Um diejenigen, die Sexarbeit als Arbeit sehen, geht es bei der Union kaum. Ihr Fokus liegt auf Zwangsprostitution und Menschenhandel. Dass beides existiere, sei inakzeptabel, schreibt die Partei, und nennt als Gegenmittel vor allem Verbote und Strafen. So solle Prostitution von Schwangeren verboten und der Straßenstrich stärker reguliert werden. Das Prostitutionsgewerbe solle „deutlich schärfer“ kontrolliert, wer sich der Zuhälterei schuldig mache, härter bestraft werden.

Auch die Grünen wollen vor Zwang und Ausbeutung schützen, Prostituierten aber gleichzeitig Selbstbestimmung ermöglichen. Zum einen soll es dafür einen Aktionsplan gegen Menschenhandel geben. Opfer sollen nicht einfach abgeschoben werden. Ein dauerhaftes Bleiberecht erhöhe die Aussagebereitschaft und erleichtere die Strafverfolgung der Täter. Menschen, die in der Prostitution arbeiten, bräuchten Rechte und Schutz, auch vor Stigmatisierung und Kriminalisierung. Die Arbeitsbedingungen in der legalen Prostitution sollen sicherer und besser werden.

Die Linkspartei will Sexarbeit entstigmatisieren und Selbstorganisation sowie Beratungs- und Fortbildungsangebote fördern. Sie fordert einen Anspruch auf Sozialleistungen und sozialversicherte Beschäftigung. Menschenhandel zum Zweck der sexuellen Ausbeutung findet sich bei der Linkspartei anders als bei Union und Grünen gar nicht erst in einem Atemzug mit der Sexarbeit. Bekämpfen will sie ihn trotzdem – und wie die Grünen auch den Betroffenen einen Aufenthaltstitel zuerkennen.

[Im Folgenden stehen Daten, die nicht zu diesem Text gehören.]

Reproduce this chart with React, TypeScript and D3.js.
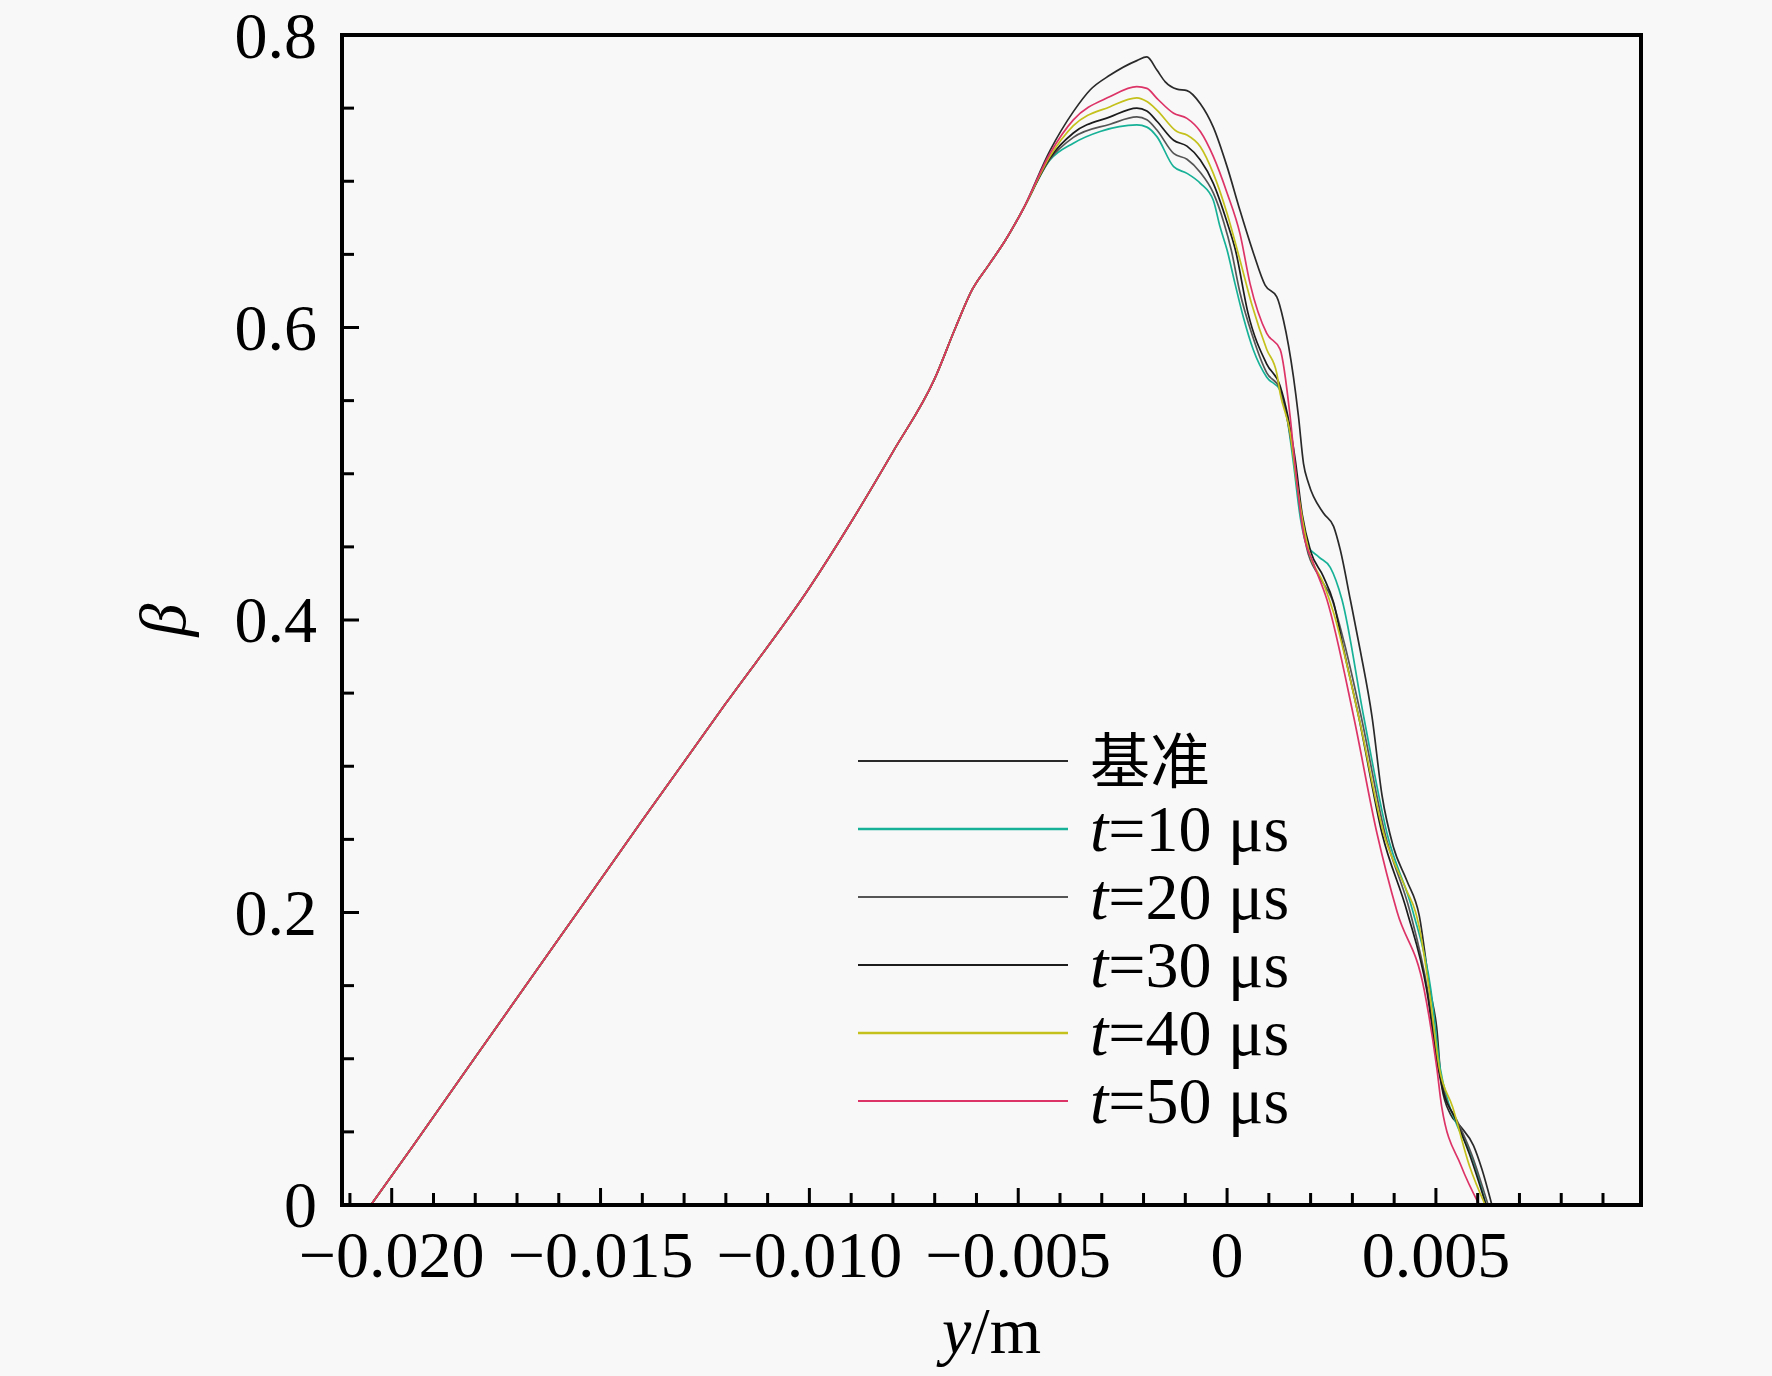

Die SPD, in der es in den vergangenen Jahren brodelte, was Sexarbeit betrifft, tut im Wahlprogramm zwar so, als gebe es das Thema gar nicht. Allerdings hatte sich der Vorstand schon im November 2020 gezwungen gesehen, den Streit in Partei und Fraktion mit einem Positionspapier zu deckeln. Zwar taucht die Sexarbeit auf 66 Seiten Wahlprogramm also kein einziges Mal auf – die Position der Partei aber ist damit am ausführlichsten dokumentiert.

Im Positionspapier nutzt auch sie das Wort Sexarbeit, spricht sich für deren Entstigmatisierung sowie Sicherheit im Arbeits-, Sozial- und Strafrecht aus. Ein bundesweiter Runder Tisch – eine Forderung der Berufsverbände selbst – soll eingerichtet, Zwangsprostitution bekämpft, die Istanbulkonvention gegen Gewalt gegen Frauen auch in dieser Hinsicht umgesetzt werden. Ein Sexkaufverbot, um das sich der Streit innerhalb der Partei drehte, lehne man zumindest „derzeit“ ab.